Ainsi le prince ou le magistrat ne peuvent pas plus taxer la valeur des marchandises, qu’établir, par une ordonnance, que le rapport d’un à dix est égal à celui d’un à vingt. Julien, ayant baissé les denrées à Antioche, y causa une affreuse famine[1].


CHAPITRE VIII.

Continuation du même sujet.


LES noirs de la côte d’Afrique ont un signe des valeurs, sans monnoie ; c’est un signe purement idéal, fondé sur le degré d’estime qu’ils mettent dans leur esprit à chaque marchandise, à proportion du besoin qu’ils en ont. Une certaine denrée ou marchandise vaut trois macutes ; une autre, six macutes ; une autre, dix macutes : c’est comme s’ils disoient simplement trois, six, dix. Le prix se forme par la comparaison qu’ils ont de toutes les marchandises entre elles : pour lors, il n’y a point de monnoie particuliere, mais chaque portion de marchandise est monnoie de l’autre.

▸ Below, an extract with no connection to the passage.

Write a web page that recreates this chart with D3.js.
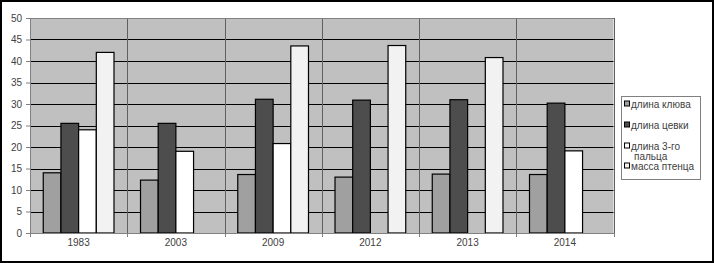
<!DOCTYPE html>
<html>
<head>
<meta charset="utf-8">
<script src="https://cdn.jsdelivr.net/npm/d3@7"></script>
<style>
  body { margin: 0; background: #fff; }
  svg { display: block; font-family: Arial, "Liberation Sans", sans-serif; }
</style>
</head>
<body>
<svg id="chart" width="714" height="263"></svg>
<script>
// данные
const years = ["1983", "2003", "2009", "2012", "2013", "2014"];
const seriesNames = ["длина клюва", "длина цевки", "длина 3-го пальца", "масса птенца"];
const beak   = [14.0, 12.3, 13.6, 13.0, 13.7, 13.6];
const tarsus = [25.5, 25.5, 31.1, 30.9, 31.0, 30.2];
const toe    = [24.0, 19.0, 20.8, null, null, 19.1];
const mass   = [42.0, null, 43.5, 43.6, 40.8, null];
const yTicks = [0, 5, 10, 15, 20, 25, 30, 35, 40, 45, 50];

const colors = ["#a0a0a0", "#4d4d4d", "#ffffff", "#f2f2f2"];
const allSeries = [beak, tarsus, toe, mass];
const textColor = "#404040";

const svg = d3.select("#chart");
const W = 714, H = 263;

// внешняя рамка
svg.append("rect")
  .attr("x", 1).attr("y", 1)
  .attr("width", W - 2).attr("height", H - 2)
  .attr("fill", "#fff")
  .attr("stroke", "#000")
  .attr("stroke-width", 2);

const pLeft = 30, pRight = 613.5, pTop = 18, pBottom = 233;

const x = d3.scaleBand().domain(years).range([pLeft, pRight]).paddingInner(0).paddingOuter(0);
const x1 = d3.scaleBand().domain(d3.range(4)).range([0, x.bandwidth()]).paddingOuter(0.75).paddingInner(0);
const y = d3.scaleLinear().domain([0, 50]).range([pBottom, pTop]);

// фон области построения
svg.append("rect")
  .attr("x", pLeft).attr("y", pTop)
  .attr("width", pRight - pLeft).attr("height", pBottom - pTop)
  .attr("fill", "#c0c0c0");

// горизонтальная сетка
svg.append("g")
  .selectAll("line")
  .data(yTicks.slice(1))
  .join("line")
  .attr("x1", pLeft).attr("x2", pRight)
  .attr("y1", d => Math.round(y(d)) + 0.5)
  .attr("y2", d => Math.round(y(d)) + 0.5)
  .attr("stroke", "#000")
  .attr("stroke-width", 1);

// вертикальная сетка
svg.append("g")
  .selectAll("line")
  .data(d3.range(1, years.length + 1))
  .join("line")
  .attr("x1", i => Math.round(pLeft + i * x.bandwidth()) + 0.5)
  .attr("x2", i => Math.round(pLeft + i * x.bandwidth()) + 0.5)
  .attr("y1", pTop).attr("y2", pBottom)
  .attr("stroke", "#606060")
  .attr("stroke-width", 1);

// рамка сверху области
svg.append("line")
  .attr("x1", pLeft).attr("x2", pRight)
  .attr("y1", pTop + 0.5).attr("y2", pTop + 0.5)
  .attr("stroke", "#808080");

// столбцы
const groups = svg.append("g")
  .selectAll("g")
  .data(years)
  .join("g")
  .attr("transform", d => `translate(${x(d)},0)`);

groups.selectAll("rect")
  .data((d, i) => allSeries.map((s, k) => ({ k, v: s[i] })).filter(e => e.v != null))
  .join("rect")
  .attr("x", d => x1(d.k))
  .attr("y", d => y(d.v))
  .attr("width", x1.bandwidth())
  .attr("height", d => y(0) - y(d.v))
  .attr("fill", d => colors[d.k])
  .attr("stroke", "#000")
  .attr("stroke-width", 1.2);

// оси
const yAxis = svg.append("g")
  .attr("transform", `translate(${pLeft},0)`)
  .call(d3.axisLeft(y).tickValues(yTicks).tickSize(4).tickSizeOuter(0));
yAxis.select(".domain").attr("stroke", "#808080");
yAxis.selectAll(".tick line").attr("stroke", "#808080");
yAxis.selectAll("text").attr("fill", textColor).attr("font-size", 10).attr("dx", -1);

const xAxis = svg.append("g")
  .attr("transform", `translate(0,${pBottom})`)
  .call(d3.axisBottom(x).tickSize(0).tickSizeOuter(0));
xAxis.select(".domain").attr("stroke", "#808080");
xAxis.selectAll("text").attr("fill", textColor).attr("font-size", 10).attr("dy", "0.95em");

// засечки категорий
svg.append("g")
  .selectAll("line")
  .data(d3.range(years.length + 1))
  .join("line")
  .attr("x1", i => Math.round(pLeft + i * x.bandwidth()) + 0.5)
  .attr("x2", i => Math.round(pLeft + i * x.bandwidth()) + 0.5)
  .attr("y1", pBottom).attr("y2", pBottom + 4)
  .attr("stroke", "#808080");

// легенда
const legend = svg.append("g");
legend.append("rect")
  .attr("x", 621.5).attr("y", 96.5)
  .attr("width", 79).attr("height", 83)
  .attr("fill", "#fff")
  .attr("stroke", "#808080");

const legendRows = [
  { k: 0, lines: ["длина клюва"], y: 104 },
  { k: 1, lines: ["длина цевки"], y: 125 },
  { k: 2, lines: ["длина 3-го", "пальца"], y: 146 },
  { k: 3, lines: ["масса птенца"], y: 166 }
];
legendRows.forEach(r => {
  legend.append("rect")
    .attr("x", 624.5).attr("y", r.y - 3)
    .attr("width", 5).attr("height", 5)
    .attr("fill", colors[r.k])
    .attr("stroke", "#000")
    .attr("stroke-width", 1);
  r.lines.forEach((t, j) => {
    legend.append("text")
      .attr("x", j === 0 ? 631 : 634)
      .attr("y", r.y + j * 10 + 3.5)
      .attr("font-size", 10)
      .attr("fill", textColor)
      .text(t);
  });
});
</script>
</body>
</html>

Transportons, pour un moment, parmi nous, cette maniere d’évaluer les choses ; et joignons-la avec la nôtre : toutes les marchandises & denrées du monde, ou bien toutes les marchandises ou denrées d’un état en particulier considéré comme séparé de tous les autres, vaudront un certain nombre de macutes ; &, divisant l’argent de cet état en autant de parties qu’il y a de macutes, une partie divisée de cet argent sera le signe d’une macute.

  1. Histoire de l’église, par Socrate, liv. II.